Stoneware Clay and Porcelain
Stoneware clay is a mid or high fire clay. And porcelain clay is generally a high fire clay. Both of these clay bodies need higher temperatures than earthenware to be fired to completion. Mid-fire stoneware temperatures start at 2158F (1180C) and, go all the way up to high-fire temperatures at 2377F (1300C).
As such, when glazing stoneware and porcelain the glaze firing temperatures are higher than bisque temperatures. Both stoneware and porcelain clay continue to undergo changes in the higher temperatures of the glaze fire. So, let’s take a look at what happens to clay when it is fired to higher temperatures….
Change 8 – Vitrification / Maturation
During the glaze fire stoneware and clay become stronger, denser and less porous. This process is called maturation. A clay is said to be mature, when it is as strong and dense as it can be.
When clay is fired at temperatures that are too high for it to cope with, it is referred to as being overfired. Overfired clay can be very dense, but it will also be brittle. Mature clay on the other hand is dense but strong.
Densification is a process that starts during the bisque fire, when the clay particles start move closer together, and bond. However, it continues throughout the firing process and reaches a peak during the glaze fire.
At higher temperatures in the glaze fire, new crystals begin to form in the clay. Mullite is one of the crystals that begins to form. These new crystals form a structure in the clay that is like an internal scaffolding.

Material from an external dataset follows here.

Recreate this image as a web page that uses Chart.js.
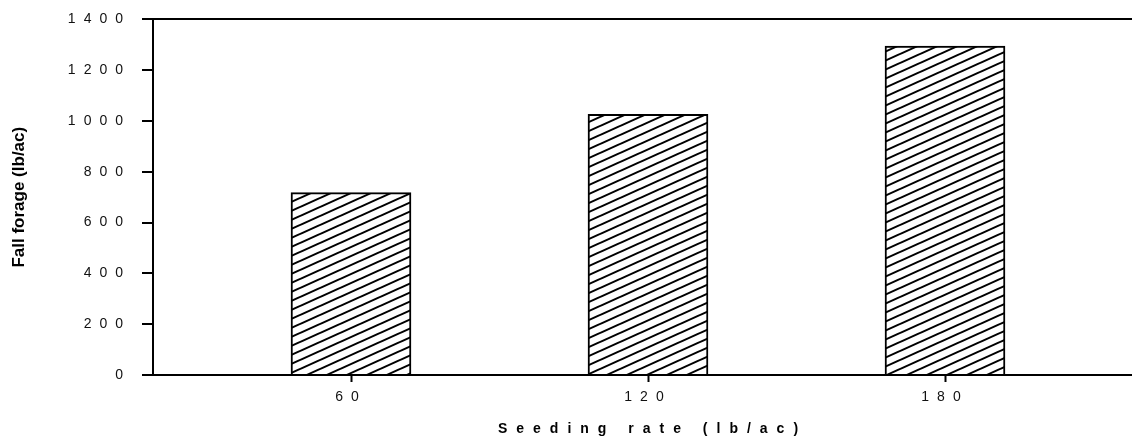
<!DOCTYPE html>
<html>
<head>
<meta charset="utf-8">
<script src="https://cdn.jsdelivr.net/npm/chart.js@4/dist/chart.umd.min.js"></script>
<style>
  html, body { margin: 0; padding: 0; background: #fff; overflow: hidden; }
  #wrap { width: 1132px; height: 441px; overflow: hidden; }
</style>
</head>
<body>
<div id="wrap"><canvas id="c" width="1143" height="441"></canvas></div>
<script>
// ---- data ----
const seedingRates = [60, 120, 180];
const fallForage = [718, 1026, 1295];
const yTicks = [0, 200, 400, 600, 800, 1000, 1200, 1400];
const xTitle = 'Seeding rate (lb/ac)';
const yTitle = 'Fall forage (lb/ac)';

// hatch pattern
function makeHatch() {
  const t = document.createElement('canvas');
  t.width = 20; t.height = 9;
  const g = t.getContext('2d');
  g.fillStyle = '#fff';
  g.fillRect(0, 0, 20, 9);
  g.strokeStyle = '#000';
  g.lineWidth = 2;
  for (let k = -3; k <= 3; k++) {
    g.beginPath();
    g.moveTo(-20, 9 * k + 18);
    g.lineTo(40, 9 * k - 9);
    g.stroke();
  }
  return g.createPattern(t, 'repeat');
}

const SPACING = '8px';
const spacingPlugin = {
  id: 'spacing',
  beforeLayout(chart) { chart.ctx.letterSpacing = SPACING; },
  beforeDraw(chart) { chart.ctx.letterSpacing = SPACING; },
  afterDraw(chart) {
    const ctx = chart.ctx;
    const ca = chart.chartArea;
    ctx.save();
    ctx.fillStyle = '#000';
    ctx.letterSpacing = '9px';
    ctx.font = 'bold 14px "Liberation Sans", Arial, sans-serif';
    ctx.textAlign = 'center';
    ctx.textBaseline = 'middle';
    ctx.fillText(xTitle, (ca.left + ca.right) / 2 + 4.5, 429);
    ctx.restore();

    ctx.save();
    ctx.fillStyle = '#000';
    ctx.letterSpacing = '0px';
    ctx.font = 'bold 17px "Liberation Sans", Arial, sans-serif';
    ctx.textAlign = 'center';
    ctx.textBaseline = 'middle';
    ctx.translate(19, (ca.top + ca.bottom) / 2);
    ctx.rotate(-Math.PI / 2);
    ctx.fillText(yTitle, 0, 0);
    ctx.restore();
  }
};

const ctx = document.getElementById('c').getContext('2d');
new Chart(ctx, {
  type: 'bar',
  data: {
    datasets: [{
      data: seedingRates.map((x, i) => ({ x: x, y: fallForage[i] })),
      backgroundColor: makeHatch(),
      borderColor: '#000',
      borderWidth: 2,
      barThickness: 120
    }]
  },
  options: {
    responsive: false,
    animation: false,
    devicePixelRatio: 1,
    layout: { padding: { top: 17, left: 0, right: 0, bottom: 0 } },
    plugins: { legend: { display: false }, tooltip: { enabled: false } },
    scales: {
      x: {
        type: 'linear',
        min: 20,
        max: 220,
        offset: false,
        afterBuildTicks: (s) => { s.ticks = seedingRates.map(v => ({ value: v })); },
        afterFit: (s) => { s.height = 66; },
        border: { display: true, color: '#000', width: 2 },
        grid: { offset: false, drawOnChartArea: false, drawTicks: true, tickLength: 7, tickColor: '#000', tickWidth: 2 },
        ticks: {
          color: '#111',
          padding: 7,
          maxRotation: 0,
          font: { family: '"Liberation Sans", Arial, sans-serif', size: 14 },
          callback: (v) => String(v)
        }
      },
      y: {
        min: 0,
        max: 1400,
        afterBuildTicks: (s) => { s.ticks = yTicks.map(v => ({ value: v })); },
        afterFit: (s) => { s.width = 153; },
        border: { display: true, color: '#000', width: 2 },
        grid: {
          drawOnChartArea: true,
          drawTicks: true,
          tickLength: 11,
          lineWidth: 2,
          tickWidth: 2,
          color: (c) => (c.tick && c.tick.value === 1400 ? '#000' : 'rgba(0,0,0,0)'),
          tickColor: '#000'
        },
        ticks: {
          color: '#111',
          padding: 11,
          font: { family: '"Liberation Sans", Arial, sans-serif', size: 14 },
          callback: (v) => String(v)
        }
      }
    }
  },
  plugins: [spacingPlugin]
});
</script>
</body>
</html>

In addition to this, the clay goes through a process of glassification. This means that the glass-forming ingredients in the clay melt, forming liquid glass. The liquid glass fills up spaces between clay particles and crystals, and makes the clay less porous. Also, once the glass has cooled and solidified, it adds strength to the ceramic ware.
When the pores in the clay are filled with glass, the clay is said to be vitreous. Depending on how much glass is produced the clay may be semi or fully vitreous.
Degrees of Vitrification
Just how vitreous the clay is once fired, depends on a few factors. Firstly, it depends on how many glass-forming materials there are in the clay. A clay body with few glass-forming materials, will not reach a high degree of vitrification.
The other factor that affects vitrification is the temperature that is reached during firing. A clay body might be capable of becoming vitreous, but if it isn’t fired hot enough, it won’t fully mature.
Vitrification is a process, and to be completed it requires increasing amounts of heat. Two of the key ingredients in clay are fluxes and silica. Silica is a glass-forming ingredient, and it has a high melting point of around 3092F (1700C). This is a much higher temperature than any pottery reach.
Fluxes like ‘feldspar’ lower the temperature at which silica melts. As feldspar heats up in the kiln, it seeks out silica from the other materials in the clay. For example, it will draw silica out of quartz and kaolin in the clay.
As the silica is drawn into the molten flux, silicates are formed. Silicates are minerals with a crystal structure (source). These crystals need more heat to melt. So, the temperature in the kiln needs to rise further for the mix to become fluid. As it does, the flux continues to seek out and convert more silica.
So, during vitrification, some ingredients in the clay are decomposing. For example, silica is being drawn from quartz and kaolin. Crystals like mullite are being formed. And liquid glass made up of flux and melted silica is forming a fluid around these structures.
This has been an overview of what happens to clay when it is fired. As you can see, there is a lot going on. Given the number of changes it undergoes, I’m always amazed when I open the kiln and my pottery has survived. The wonders of modern electric kilns with digital controllers have made firing pretty simple. Provided your pottery is bone dry generally, you are safe to put it in the kiln and press ‘go’. But this simplicity disguises the complex change that happens to clay when it’s fired.